Her eyes narrowed. “You got your nerve all right.”

“Why do you say that?”

“You kill that Randolph, kill him for a nigger and you got nerve to come to that Clair.”

“I tried to save Randolph.”

“Haw haw,” she said raucously. “Haw haw.”

“I didn’t want to kill him.”

“Haw haw. Don’t give me that corn. Play it for Clair and the other goodies. You’re a cop. A cop’ll do anything. You know my opinion?”

“What’s your opinion?”

She laughed. “I don’t believe you’re crazy about that Suzy. You’re a cop!”

He began to comprehend how utterly deep her hate was, how far apart he, any white, was from her. It was as if the rug had dropped into an endless hole and he was on one side, and she on the other. He gazed at her. Her hate kindled fire in him. She was the last person to have seen Suzy, he remembered vindictively. The damn bitch!
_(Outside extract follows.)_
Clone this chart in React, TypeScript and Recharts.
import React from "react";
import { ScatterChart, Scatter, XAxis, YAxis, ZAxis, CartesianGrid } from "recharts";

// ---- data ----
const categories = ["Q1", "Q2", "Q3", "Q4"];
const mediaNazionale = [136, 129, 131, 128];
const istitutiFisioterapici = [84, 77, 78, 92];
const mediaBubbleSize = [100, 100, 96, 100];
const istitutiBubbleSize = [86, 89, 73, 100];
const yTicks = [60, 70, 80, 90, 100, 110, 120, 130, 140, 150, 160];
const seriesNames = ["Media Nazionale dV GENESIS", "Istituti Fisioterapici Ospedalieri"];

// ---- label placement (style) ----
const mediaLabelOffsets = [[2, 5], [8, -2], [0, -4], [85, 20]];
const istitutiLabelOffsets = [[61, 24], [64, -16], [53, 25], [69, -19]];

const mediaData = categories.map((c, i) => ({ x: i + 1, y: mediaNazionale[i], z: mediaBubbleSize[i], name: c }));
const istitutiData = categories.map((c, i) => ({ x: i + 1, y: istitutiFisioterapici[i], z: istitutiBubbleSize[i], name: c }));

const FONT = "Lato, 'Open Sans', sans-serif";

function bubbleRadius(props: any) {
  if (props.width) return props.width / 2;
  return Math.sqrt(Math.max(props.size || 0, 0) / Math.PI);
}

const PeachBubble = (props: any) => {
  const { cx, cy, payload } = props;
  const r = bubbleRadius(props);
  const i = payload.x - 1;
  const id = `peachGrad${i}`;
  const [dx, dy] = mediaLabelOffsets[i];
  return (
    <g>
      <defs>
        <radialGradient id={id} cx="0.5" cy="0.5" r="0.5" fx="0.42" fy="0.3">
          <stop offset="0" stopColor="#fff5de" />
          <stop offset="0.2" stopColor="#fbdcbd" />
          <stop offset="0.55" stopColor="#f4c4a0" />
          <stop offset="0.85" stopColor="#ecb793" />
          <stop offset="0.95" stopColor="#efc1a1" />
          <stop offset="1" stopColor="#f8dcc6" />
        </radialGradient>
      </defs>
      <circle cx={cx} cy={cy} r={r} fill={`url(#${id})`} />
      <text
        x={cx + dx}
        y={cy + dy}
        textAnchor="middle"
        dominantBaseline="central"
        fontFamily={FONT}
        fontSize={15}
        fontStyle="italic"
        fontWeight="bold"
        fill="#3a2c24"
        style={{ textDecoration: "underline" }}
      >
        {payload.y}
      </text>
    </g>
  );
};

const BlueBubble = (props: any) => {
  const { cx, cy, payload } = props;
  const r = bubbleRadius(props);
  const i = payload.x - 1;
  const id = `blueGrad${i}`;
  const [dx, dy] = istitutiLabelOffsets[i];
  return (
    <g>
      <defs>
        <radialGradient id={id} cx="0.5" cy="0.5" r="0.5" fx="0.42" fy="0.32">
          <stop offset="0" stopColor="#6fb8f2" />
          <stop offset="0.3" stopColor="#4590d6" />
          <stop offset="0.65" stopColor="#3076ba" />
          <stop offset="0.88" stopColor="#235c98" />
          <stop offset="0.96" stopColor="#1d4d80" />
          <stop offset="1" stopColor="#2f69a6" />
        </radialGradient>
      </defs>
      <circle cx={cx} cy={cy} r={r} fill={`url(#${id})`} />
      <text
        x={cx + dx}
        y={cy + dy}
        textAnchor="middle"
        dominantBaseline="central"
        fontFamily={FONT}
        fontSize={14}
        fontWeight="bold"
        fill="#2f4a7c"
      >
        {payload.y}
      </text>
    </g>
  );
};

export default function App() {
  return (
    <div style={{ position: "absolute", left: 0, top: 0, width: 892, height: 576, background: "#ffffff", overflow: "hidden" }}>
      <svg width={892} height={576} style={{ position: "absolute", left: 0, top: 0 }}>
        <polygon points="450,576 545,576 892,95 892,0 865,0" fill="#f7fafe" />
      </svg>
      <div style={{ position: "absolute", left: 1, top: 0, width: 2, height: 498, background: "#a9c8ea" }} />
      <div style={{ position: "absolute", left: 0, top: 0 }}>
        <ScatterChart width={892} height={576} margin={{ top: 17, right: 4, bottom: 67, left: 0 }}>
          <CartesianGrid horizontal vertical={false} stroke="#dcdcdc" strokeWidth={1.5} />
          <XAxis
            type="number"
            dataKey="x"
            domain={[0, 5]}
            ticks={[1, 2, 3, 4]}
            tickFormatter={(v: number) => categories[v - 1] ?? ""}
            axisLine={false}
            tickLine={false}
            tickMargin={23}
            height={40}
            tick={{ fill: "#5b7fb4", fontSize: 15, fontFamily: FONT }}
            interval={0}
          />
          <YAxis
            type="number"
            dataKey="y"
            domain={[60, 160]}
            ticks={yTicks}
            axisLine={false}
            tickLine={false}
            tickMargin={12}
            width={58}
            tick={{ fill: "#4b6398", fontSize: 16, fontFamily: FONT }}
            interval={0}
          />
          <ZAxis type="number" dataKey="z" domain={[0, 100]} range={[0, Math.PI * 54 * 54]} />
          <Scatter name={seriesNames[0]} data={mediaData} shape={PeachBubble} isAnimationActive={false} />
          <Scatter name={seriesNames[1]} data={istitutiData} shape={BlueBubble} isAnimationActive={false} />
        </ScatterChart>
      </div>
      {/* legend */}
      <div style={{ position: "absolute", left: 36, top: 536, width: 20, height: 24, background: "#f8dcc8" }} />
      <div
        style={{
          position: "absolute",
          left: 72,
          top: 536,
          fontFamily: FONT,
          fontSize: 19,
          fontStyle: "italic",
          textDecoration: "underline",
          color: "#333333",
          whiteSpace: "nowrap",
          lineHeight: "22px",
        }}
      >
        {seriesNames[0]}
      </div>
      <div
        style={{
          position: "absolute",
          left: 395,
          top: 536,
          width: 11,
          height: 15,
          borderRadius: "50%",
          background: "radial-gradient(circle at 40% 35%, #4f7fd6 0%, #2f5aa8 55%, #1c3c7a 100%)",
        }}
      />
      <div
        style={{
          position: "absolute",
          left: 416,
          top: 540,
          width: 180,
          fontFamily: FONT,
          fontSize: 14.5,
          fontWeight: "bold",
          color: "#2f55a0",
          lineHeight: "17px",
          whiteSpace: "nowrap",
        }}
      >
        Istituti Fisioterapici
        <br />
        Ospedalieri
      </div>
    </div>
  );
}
The fire smoked and flamed in him, primitive and consuming. This damn bitch had tipped off the kidnappers! Even Johnny’d said it was a hundred percent Negro job! They were after him, the bastard muggers! He glared at Marian across the rug, the impulse in him to seize her by the throat and shake the truth out of her. “Marian — ”

“What do you want?”

“God, what do I want.” He rubbed his eyes. “Marian, all I want is Suzy back.”

“Go find her. I haven’t got her.”

“I know you haven’t.” He sobered a little. “Marian, Suzy wasn’t a cop. Suzy had no prejudices. You worked with her. You could see she was a decent person.”

“Washed pure in the blood of the lamb. Who wants to hear about her?”

“You’ve got to.”

“That girl, she come to Clair because she heard of me. She jealous of me.”

He looked at her in silence. His eyes slowly lost their shocked hardness and became sober and still in their sockets. She was diseased, he thought. She was sick, rotted from the inside. Somewhere, some time, he guessed the whites had struck the first hate and the hate had cancered. He sensed that it wasn’t only the violent externals of fascism that were dangerous, the beatings, the stink bombs, the kidnappings. There were other pus-like phenomena, the day-by-day drip-drip of small incidents and small words bloating the human being finally into a grotesque horror, the racist, the fascist with no allegiance to humanity. He said, “You’re wrong, Marian. So wrong — ”

“Haw haw,” she mocked him. “Wouldn’t you like to have me? Sure, you would. That’s why you’re afraid of me. There isn’t a white man alive who wouldn’t lay us and then kill us.”

She leaped from the couch as if the liquor heaviness was gone out of her plump limbs. In a second, she half-ran half-staggered across the rug. He expected her to stop, to say something. She reached him. Her arms tangled around his neck and she pulled his head forward against her body and her voice screeched. “Come on, white man! Don’t be a holy Moses!”

He pushed her away and stood up but still she clung to him, her hands strong with the rye, her whiskey breath and the woman breath of her body in his nostrils. He struggled, seized her wrists and forced his way clear. Hands on hips, she laughed uncontrollably. Her pink tongue showed between her teeth and her round cheeks had moistened with a fine almost invisible sweat. “The joke,” she gasped, laughing. “The joke — On me, the joke. You’re no stool pigeon — ”

“Who said I was?”

“No stool pigeon for the cops! The joke’s — ”

He understood now. She had thought he was a stool pigeon from the day he had come to Clair’s; and the way to confirm it was to make a play for him; a stool pigeon would never refuse her. But the play’d been real, real. And he didn’t understand after all. His brow knitted and he stared at her. What else was there? And the answer shouted at him from the photographs of the Hollywood stars on the walls. Everyone in Harlem had known of him, the white cop, the killer cop. He was a celebrity and she wanted to make him, to be inside the sensation, the spotlight of sensation. Oh, God, he thought; she’s sick.

On the subway home, Sam thought of Suzy. All that day he had disciplined himself not to remember. With Hal Clair, with Rosenberg, with Vine and the others, with Marian he had been like a man feverishly engaged in building bridges that might lead to Suzy. But now he was alone in the subway.